__Aim__: Copy out the data below as written; omit any images.

__Recorded information__:
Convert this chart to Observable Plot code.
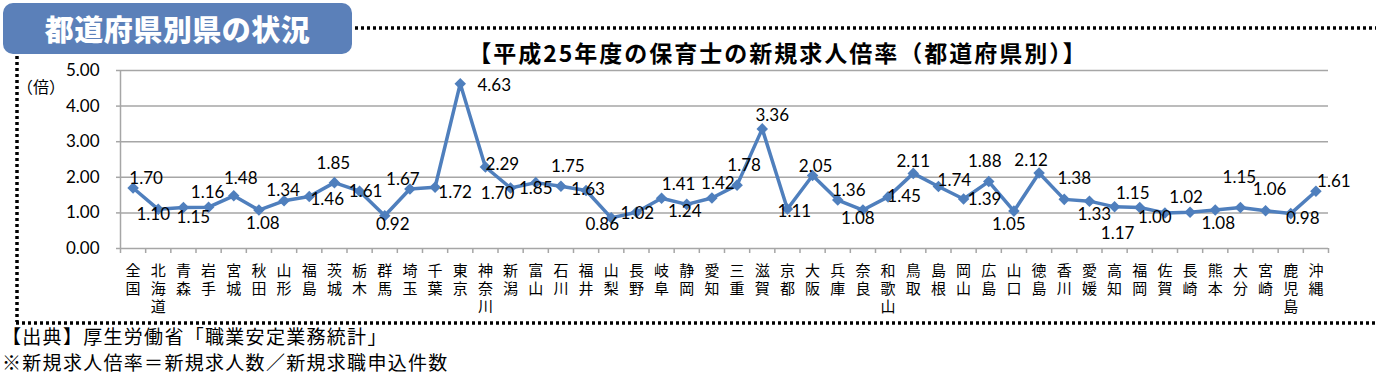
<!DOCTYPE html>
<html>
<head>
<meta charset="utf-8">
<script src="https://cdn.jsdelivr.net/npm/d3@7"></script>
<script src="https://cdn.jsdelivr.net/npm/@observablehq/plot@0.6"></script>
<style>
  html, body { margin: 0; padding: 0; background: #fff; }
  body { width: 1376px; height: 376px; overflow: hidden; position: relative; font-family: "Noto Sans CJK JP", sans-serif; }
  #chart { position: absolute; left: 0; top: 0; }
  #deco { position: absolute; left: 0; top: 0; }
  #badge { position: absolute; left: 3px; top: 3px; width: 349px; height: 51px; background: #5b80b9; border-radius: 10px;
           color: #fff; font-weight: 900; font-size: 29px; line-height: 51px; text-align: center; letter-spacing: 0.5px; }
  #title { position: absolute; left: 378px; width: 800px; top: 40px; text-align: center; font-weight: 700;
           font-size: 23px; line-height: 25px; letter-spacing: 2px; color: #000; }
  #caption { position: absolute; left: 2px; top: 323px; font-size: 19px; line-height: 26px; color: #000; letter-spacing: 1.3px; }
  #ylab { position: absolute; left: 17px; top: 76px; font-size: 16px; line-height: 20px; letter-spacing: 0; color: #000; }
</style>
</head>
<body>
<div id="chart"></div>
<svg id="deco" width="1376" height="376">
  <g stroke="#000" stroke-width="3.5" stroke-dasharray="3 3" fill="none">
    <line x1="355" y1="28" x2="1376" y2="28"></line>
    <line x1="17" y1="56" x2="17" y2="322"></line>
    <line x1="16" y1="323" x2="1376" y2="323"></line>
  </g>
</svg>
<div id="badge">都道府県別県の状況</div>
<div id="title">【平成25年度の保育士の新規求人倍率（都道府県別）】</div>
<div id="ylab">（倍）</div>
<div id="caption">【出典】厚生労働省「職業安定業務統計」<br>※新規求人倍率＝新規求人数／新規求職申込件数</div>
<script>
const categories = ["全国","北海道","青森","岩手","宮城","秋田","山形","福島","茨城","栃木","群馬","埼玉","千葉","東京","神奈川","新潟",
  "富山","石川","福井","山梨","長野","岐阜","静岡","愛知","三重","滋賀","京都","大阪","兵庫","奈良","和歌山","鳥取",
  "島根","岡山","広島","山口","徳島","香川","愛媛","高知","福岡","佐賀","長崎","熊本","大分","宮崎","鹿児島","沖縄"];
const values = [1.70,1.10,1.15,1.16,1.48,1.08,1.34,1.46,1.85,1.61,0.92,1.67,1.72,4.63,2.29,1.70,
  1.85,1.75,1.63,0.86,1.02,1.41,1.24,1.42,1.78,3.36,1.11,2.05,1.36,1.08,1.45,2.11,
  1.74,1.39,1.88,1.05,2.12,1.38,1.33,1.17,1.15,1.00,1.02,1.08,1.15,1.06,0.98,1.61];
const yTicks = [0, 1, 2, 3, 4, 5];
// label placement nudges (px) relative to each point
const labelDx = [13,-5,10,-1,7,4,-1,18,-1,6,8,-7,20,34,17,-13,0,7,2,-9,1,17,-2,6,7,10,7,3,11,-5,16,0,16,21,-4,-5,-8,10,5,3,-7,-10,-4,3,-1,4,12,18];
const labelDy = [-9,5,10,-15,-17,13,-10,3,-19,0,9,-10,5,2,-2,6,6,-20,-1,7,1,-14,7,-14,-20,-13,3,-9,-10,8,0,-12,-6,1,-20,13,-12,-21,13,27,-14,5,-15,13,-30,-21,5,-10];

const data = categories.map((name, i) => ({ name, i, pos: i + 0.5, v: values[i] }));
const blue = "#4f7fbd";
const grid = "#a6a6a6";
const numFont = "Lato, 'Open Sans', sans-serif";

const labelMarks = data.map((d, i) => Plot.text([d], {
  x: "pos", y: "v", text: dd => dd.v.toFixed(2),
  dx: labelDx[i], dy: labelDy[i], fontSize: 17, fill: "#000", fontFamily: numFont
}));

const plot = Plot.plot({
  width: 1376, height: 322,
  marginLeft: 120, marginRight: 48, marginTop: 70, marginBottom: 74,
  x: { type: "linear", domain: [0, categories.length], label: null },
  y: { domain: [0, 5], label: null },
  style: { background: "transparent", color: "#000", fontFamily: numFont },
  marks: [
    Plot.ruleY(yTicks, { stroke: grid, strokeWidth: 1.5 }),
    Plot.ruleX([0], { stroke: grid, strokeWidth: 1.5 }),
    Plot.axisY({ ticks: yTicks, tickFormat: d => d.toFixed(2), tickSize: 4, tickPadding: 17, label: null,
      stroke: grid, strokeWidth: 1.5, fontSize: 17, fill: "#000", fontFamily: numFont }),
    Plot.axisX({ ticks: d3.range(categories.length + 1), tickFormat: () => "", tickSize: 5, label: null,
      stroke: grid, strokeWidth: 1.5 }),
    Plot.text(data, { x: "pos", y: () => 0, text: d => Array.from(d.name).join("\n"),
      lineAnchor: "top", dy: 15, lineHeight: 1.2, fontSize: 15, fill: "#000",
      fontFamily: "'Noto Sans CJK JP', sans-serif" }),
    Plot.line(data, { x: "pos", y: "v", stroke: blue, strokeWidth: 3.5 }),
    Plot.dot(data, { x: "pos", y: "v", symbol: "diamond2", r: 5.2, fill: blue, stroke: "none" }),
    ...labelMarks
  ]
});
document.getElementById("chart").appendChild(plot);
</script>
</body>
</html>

__Task response__:
Convert this chart to Observable Plot code.
<!DOCTYPE html>
<html>
<head>
<meta charset="utf-8">
<script src="https://cdn.jsdelivr.net/npm/d3@7"></script>
<script src="https://cdn.jsdelivr.net/npm/@observablehq/plot@0.6"></script>
<style>
  html, body { margin: 0; padding: 0; background: #fff; }
  body { width: 1376px; height: 376px; overflow: hidden; position: relative; font-family: "Noto Sans CJK JP", sans-serif; }
  #chart { position: absolute; left: 0; top: 0; }
  #deco { position: absolute; left: 0; top: 0; }
  #badge { position: absolute; left: 3px; top: 3px; width: 349px; height: 51px; background: #5b80b9; border-radius: 10px;
           color: #fff; font-weight: 900; font-size: 29px; line-height: 51px; text-align: center; letter-spacing: 0.5px; }
  #title { position: absolute; left: 378px; width: 800px; top: 40px; text-align: center; font-weight: 700;
           font-size: 23px; line-height: 25px; letter-spacing: 2px; color: #000; }
  #caption { position: absolute; left: 2px; top: 323px; font-size: 19px; line-height: 26px; color: #000; letter-spacing: 1.3px; }
  #ylab { position: absolute; left: 17px; top: 76px; font-size: 16px; line-height: 20px; letter-spacing: 0; color: #000; }
</style>
</head>
<body>
<div id="chart"></div>
<svg id="deco" width="1376" height="376">
  <g stroke="#000" stroke-width="3.5" stroke-dasharray="3 3" fill="none">
    <line x1="355" y1="28" x2="1376" y2="28"></line>
    <line x1="17" y1="56" x2="17" y2="322"></line>
    <line x1="16" y1="323" x2="1376" y2="323"></line>
  </g>
</svg>
<div id="badge">都道府県別県の状況</div>
<div id="title">【平成25年度の保育士の新規求人倍率（都道府県別）】</div>
<div id="ylab">（倍）</div>
<div id="caption">【出典】厚生労働省「職業安定業務統計」<br>※新規求人倍率＝新規求人数／新規求職申込件数</div>
<script>
const categories = ["全国","北海道","青森","岩手","宮城","秋田","山形","福島","茨城","栃木","群馬","埼玉","千葉","東京","神奈川","新潟",
  "富山","石川","福井","山梨","長野","岐阜","静岡","愛知","三重","滋賀","京都","大阪","兵庫","奈良","和歌山","鳥取",
  "島根","岡山","広島","山口","徳島","香川","愛媛","高知","福岡","佐賀","長崎","熊本","大分","宮崎","鹿児島","沖縄"];
const values = [1.70,1.10,1.15,1.16,1.48,1.08,1.34,1.46,1.85,1.61,0.92,1.67,1.72,4.63,2.29,1.70,
  1.85,1.75,1.63,0.86,1.02,1.41,1.24,1.42,1.78,3.36,1.11,2.05,1.36,1.08,1.45,2.11,
  1.74,1.39,1.88,1.05,2.12,1.38,1.33,1.17,1.15,1.00,1.02,1.08,1.15,1.06,0.98,1.61];
const yTicks = [0, 1, 2, 3, 4, 5];
// label placement nudges (px) relative to each point
const labelDx = [13,-5,10,-1,7,4,-1,18,-1,6,8,-7,20,34,17,-13,0,7,2,-9,1,17,-2,6,7,10,7,3,11,-5,16,0,16,21,-4,-5,-8,10,5,3,-7,-10,-4,3,-1,4,12,18];
const labelDy = [-9,5,10,-15,-17,13,-10,3,-19,0,9,-10,5,2,-2,6,6,-20,-1,7,1,-14,7,-14,-20,-13,3,-9,-10,8,0,-12,-6,1,-20,13,-12,-21,13,27,-14,5,-15,13,-30,-21,5,-10];

const data = categories.map((name, i) => ({ name, i, pos: i + 0.5, v: values[i] }));
const blue = "#4f7fbd";
const grid = "#a6a6a6";
const numFont = "Lato, 'Open Sans', sans-serif";

const labelMarks = data.map((d, i) => Plot.text([d], {
  x: "pos", y: "v", text: dd => dd.v.toFixed(2),
  dx: labelDx[i], dy: labelDy[i], fontSize: 17, fill: "#000", fontFamily: numFont
}));

const plot = Plot.plot({
  width: 1376, height: 322,
  marginLeft: 120, marginRight: 48, marginTop: 70, marginBottom: 74,
  x: { type: "linear", domain: [0, categories.length], label: null },
  y: { domain: [0, 5], label: null },
  style: { background: "transparent", color: "#000", fontFamily: numFont },
  marks: [
    Plot.ruleY(yTicks, { stroke: grid, strokeWidth: 1.5 }),
    Plot.ruleX([0], { stroke: grid, strokeWidth: 1.5 }),
    Plot.axisY({ ticks: yTicks, tickFormat: d => d.toFixed(2), tickSize: 4, tickPadding: 17, label: null,
      stroke: grid, strokeWidth: 1.5, fontSize: 17, fill: "#000", fontFamily: numFont }),
    Plot.axisX({ ticks: d3.range(categories.length + 1), tickFormat: () => "", tickSize: 5, label: null,
      stroke: grid, strokeWidth: 1.5 }),
    Plot.text(data, { x: "pos", y: () => 0, text: d => Array.from(d.name).join("\n"),
      lineAnchor: "top", dy: 15, lineHeight: 1.2, fontSize: 15, fill: "#000",
      fontFamily: "'Noto Sans CJK JP', sans-serif" }),
    Plot.line(data, { x: "pos", y: "v", stroke: blue, strokeWidth: 3.5 }),
    Plot.dot(data, { x: "pos", y: "v", symbol: "diamond2", r: 5.2, fill: blue, stroke: "none" }),
    ...labelMarks
  ]
});
document.getElementById("chart").appendChild(plot);
</script>
</body>
</html>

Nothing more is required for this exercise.